** START **

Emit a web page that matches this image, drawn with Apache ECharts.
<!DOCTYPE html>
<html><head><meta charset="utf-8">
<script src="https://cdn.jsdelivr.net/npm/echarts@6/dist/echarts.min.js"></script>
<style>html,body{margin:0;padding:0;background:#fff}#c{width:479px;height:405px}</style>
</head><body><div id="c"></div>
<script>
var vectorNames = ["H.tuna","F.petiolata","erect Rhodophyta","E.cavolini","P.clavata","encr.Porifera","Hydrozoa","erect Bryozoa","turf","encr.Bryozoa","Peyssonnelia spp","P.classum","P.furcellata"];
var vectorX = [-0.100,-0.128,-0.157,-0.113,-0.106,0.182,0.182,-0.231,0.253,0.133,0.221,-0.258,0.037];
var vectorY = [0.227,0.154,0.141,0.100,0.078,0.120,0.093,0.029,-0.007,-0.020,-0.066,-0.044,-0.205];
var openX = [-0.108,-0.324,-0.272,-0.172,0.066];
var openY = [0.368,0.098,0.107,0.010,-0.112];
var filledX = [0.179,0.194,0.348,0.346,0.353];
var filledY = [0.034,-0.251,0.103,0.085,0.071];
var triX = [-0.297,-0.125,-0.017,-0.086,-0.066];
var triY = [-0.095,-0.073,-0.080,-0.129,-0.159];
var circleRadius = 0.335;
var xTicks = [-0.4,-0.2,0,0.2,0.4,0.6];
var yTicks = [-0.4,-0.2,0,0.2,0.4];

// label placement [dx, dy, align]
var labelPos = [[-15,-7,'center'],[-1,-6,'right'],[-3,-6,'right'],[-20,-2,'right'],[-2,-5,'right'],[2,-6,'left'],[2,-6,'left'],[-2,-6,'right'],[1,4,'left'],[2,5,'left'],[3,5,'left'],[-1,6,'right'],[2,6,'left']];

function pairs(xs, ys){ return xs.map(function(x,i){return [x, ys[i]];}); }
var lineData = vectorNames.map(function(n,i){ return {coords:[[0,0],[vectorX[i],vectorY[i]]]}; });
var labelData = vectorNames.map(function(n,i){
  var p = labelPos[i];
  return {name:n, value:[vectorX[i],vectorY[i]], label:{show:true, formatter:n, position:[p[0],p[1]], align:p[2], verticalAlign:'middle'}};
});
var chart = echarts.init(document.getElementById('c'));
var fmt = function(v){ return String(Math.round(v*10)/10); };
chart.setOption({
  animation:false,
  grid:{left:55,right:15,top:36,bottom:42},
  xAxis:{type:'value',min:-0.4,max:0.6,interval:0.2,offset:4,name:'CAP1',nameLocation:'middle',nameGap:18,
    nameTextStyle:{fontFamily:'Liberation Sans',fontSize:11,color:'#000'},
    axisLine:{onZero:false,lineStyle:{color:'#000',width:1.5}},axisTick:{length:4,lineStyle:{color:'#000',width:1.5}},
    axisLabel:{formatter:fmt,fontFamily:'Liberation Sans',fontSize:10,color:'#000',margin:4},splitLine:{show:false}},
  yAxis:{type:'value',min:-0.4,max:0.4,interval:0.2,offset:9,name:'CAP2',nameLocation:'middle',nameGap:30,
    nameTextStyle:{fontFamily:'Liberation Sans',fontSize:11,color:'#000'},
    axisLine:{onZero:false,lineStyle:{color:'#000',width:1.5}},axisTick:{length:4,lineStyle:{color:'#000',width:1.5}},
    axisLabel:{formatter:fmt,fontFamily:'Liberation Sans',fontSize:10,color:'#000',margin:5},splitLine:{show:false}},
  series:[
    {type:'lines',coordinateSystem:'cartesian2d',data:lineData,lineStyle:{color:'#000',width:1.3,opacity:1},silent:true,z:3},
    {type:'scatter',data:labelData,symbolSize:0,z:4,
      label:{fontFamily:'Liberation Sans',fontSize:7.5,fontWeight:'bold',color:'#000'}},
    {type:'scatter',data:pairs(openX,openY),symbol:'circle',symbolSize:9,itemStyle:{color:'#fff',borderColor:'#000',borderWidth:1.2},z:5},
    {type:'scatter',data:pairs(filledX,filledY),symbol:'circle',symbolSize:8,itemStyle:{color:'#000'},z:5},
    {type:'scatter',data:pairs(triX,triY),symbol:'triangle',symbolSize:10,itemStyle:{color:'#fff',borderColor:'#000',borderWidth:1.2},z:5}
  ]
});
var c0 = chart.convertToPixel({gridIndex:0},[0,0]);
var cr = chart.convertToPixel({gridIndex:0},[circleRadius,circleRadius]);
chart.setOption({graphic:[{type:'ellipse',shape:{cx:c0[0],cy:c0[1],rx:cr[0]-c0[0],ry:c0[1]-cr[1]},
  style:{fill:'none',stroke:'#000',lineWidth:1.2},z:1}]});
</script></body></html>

** END **
** START **

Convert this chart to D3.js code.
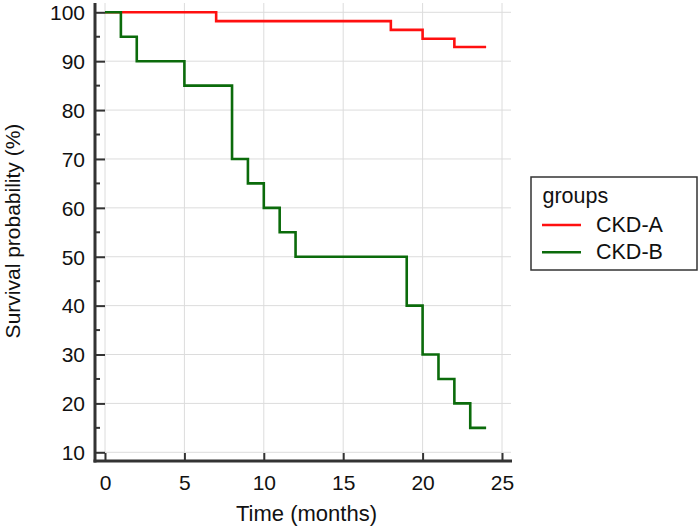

** END **

Objective -
In the listing above, locate the line containing "Emit a web page" and the line containing "var yTicks = [-0.4,-0.2,0,0.2,0.4];". Transcribe those two lines and everything between them, exactly as written.

Result for this task -
Emit a web page that matches this image, drawn with Apache ECharts.
<!DOCTYPE html>
<html><head><meta charset="utf-8">
<script src="https://cdn.jsdelivr.net/npm/echarts@6/dist/echarts.min.js"></script>
<style>html,body{margin:0;padding:0;background:#fff}#c{width:479px;height:405px}</style>
</head><body><div id="c"></div>
<script>
var vectorNames = ["H.tuna","F.petiolata","erect Rhodophyta","E.cavolini","P.clavata","encr.Porifera","Hydrozoa","erect Bryozoa","turf","encr.Bryozoa","Peyssonnelia spp","P.classum","P.furcellata"];
var vectorX = [-0.100,-0.128,-0.157,-0.113,-0.106,0.182,0.182,-0.231,0.253,0.133,0.221,-0.258,0.037];
var vectorY = [0.227,0.154,0.141,0.100,0.078,0.120,0.093,0.029,-0.007,-0.020,-0.066,-0.044,-0.205];
var openX = [-0.108,-0.324,-0.272,-0.172,0.066];
var openY = [0.368,0.098,0.107,0.010,-0.112];
var filledX = [0.179,0.194,0.348,0.346,0.353];
var filledY = [0.034,-0.251,0.103,0.085,0.071];
var triX = [-0.297,-0.125,-0.017,-0.086,-0.066];
var triY = [-0.095,-0.073,-0.080,-0.129,-0.159];
var circleRadius = 0.335;
var xTicks = [-0.4,-0.2,0,0.2,0.4,0.6];
var yTicks = [-0.4,-0.2,0,0.2,0.4];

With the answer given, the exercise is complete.